In Appendix A, I have included a list which resonated with me, of case studies and their page numbers, a list of some of the experts that Berger interviewed, some of the blogs or books that are noted and a few questions that Berger asks in his book. This might be a quick reference for you to look up someone or a case study that peaks your curiosity. They are a diverse group of people and we know that diversity sparks creativity.
Providing a small background on Mr. Berger is difficult because he has worked in many arenas including publishing, editing, business, writing and advertising. Warren Berger is a journalist and innovation expert. He has worked as a magazine editor for CBS and independently writes articles for The New York Times. He also was a contributing editor at Wired during the 1990’s. He has written several books:” Glimmer”, 2009: Penguin Press and” The Best Business Stories of the Year”, 2001: Pantheon.
His website www.amorebeautifulquestion.com is a plethora of information on, around and about questioning. Interviews, reader’s questions, quotes, articles are found in a fun, graphic, playful website. I spent a great deal of time there on my first visit. I didn’t want to leave. The Book, A More beautiful Question, “was generated by the response to his website.

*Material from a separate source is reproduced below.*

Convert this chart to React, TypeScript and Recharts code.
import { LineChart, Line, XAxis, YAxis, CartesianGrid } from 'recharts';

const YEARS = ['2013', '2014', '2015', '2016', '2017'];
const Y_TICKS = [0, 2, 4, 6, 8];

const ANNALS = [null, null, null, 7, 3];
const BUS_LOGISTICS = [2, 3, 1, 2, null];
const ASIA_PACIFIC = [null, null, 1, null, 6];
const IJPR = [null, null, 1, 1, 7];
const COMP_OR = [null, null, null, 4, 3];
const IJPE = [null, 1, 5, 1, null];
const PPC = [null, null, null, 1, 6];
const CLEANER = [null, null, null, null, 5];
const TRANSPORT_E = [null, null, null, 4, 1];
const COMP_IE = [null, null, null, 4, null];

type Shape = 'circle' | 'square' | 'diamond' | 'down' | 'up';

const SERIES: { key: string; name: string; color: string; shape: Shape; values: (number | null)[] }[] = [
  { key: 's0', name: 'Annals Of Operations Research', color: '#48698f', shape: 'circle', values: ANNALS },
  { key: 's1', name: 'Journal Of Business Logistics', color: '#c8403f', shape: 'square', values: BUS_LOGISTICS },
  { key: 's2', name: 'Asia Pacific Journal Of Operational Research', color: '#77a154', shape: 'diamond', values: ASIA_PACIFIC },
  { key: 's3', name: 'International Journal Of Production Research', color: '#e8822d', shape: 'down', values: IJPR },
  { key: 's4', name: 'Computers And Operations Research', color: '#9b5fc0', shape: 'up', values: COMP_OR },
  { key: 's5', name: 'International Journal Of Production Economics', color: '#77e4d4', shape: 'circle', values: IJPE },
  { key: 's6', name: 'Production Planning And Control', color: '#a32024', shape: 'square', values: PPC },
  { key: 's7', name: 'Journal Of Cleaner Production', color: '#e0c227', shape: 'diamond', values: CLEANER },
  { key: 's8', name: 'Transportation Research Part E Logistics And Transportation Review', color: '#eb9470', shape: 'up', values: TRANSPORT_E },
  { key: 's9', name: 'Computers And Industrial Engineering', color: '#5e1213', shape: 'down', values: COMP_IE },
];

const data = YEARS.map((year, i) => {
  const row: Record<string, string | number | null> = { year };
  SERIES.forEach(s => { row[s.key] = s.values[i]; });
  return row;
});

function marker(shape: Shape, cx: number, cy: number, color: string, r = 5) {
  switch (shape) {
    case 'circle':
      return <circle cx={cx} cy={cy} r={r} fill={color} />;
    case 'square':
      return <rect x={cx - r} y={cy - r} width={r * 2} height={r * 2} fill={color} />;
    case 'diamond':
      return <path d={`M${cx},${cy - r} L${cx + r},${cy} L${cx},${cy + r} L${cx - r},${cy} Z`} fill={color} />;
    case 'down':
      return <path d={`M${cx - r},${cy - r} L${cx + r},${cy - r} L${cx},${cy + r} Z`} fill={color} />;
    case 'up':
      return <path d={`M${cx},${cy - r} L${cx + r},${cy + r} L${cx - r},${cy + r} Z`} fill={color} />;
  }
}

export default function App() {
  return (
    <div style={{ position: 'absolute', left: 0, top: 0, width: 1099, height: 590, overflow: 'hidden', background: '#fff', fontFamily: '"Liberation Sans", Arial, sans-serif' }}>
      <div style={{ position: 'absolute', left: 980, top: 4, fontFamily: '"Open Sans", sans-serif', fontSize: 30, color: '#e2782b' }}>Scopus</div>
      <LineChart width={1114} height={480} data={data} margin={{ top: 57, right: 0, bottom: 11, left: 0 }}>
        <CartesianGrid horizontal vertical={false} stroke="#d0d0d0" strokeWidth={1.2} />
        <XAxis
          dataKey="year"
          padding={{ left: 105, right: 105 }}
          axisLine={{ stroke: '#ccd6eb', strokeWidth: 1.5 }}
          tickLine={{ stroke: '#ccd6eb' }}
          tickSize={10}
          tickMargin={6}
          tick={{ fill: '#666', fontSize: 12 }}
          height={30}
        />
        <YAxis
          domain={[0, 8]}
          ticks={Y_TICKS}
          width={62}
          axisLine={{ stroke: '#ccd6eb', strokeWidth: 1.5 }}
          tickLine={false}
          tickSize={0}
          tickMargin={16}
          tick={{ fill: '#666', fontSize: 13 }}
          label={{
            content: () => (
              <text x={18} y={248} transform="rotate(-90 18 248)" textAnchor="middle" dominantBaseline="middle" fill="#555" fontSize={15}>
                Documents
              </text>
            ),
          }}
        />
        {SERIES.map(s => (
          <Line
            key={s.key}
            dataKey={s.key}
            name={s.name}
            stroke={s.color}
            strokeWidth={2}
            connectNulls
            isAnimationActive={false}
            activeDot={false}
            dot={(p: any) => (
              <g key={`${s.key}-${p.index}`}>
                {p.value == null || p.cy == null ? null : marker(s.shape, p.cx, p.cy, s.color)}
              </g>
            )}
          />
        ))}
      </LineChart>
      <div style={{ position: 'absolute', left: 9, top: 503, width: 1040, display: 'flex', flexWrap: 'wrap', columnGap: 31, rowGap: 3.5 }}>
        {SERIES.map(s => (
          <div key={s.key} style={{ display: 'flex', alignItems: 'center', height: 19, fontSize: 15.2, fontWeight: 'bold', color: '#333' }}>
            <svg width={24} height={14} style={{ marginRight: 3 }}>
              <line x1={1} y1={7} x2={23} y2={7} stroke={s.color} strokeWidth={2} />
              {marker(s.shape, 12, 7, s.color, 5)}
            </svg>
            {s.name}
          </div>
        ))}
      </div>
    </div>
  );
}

Would you like to read more about the beginnings or ideas that sparked Netflix, Google, the Square, or Twitter? This is a small sampling of innovative products, services and businesses that are used as case studies demonstrating the off-beat, deeper and often very simple question that generated the original ideas. What simple question would you pose? To do so, look around you with the simple curiosity of a child, the core approach offered in, “A More Beautiful Question.”
Berger, W. 2014. A More Beautiful Question: The Power of Inquiry to Spark Breakthrough Ideas. New York, N.Y.: Bloomsbury
The power of inquiry....powerful indeed...all by asking questions...but more importantly...the right questions.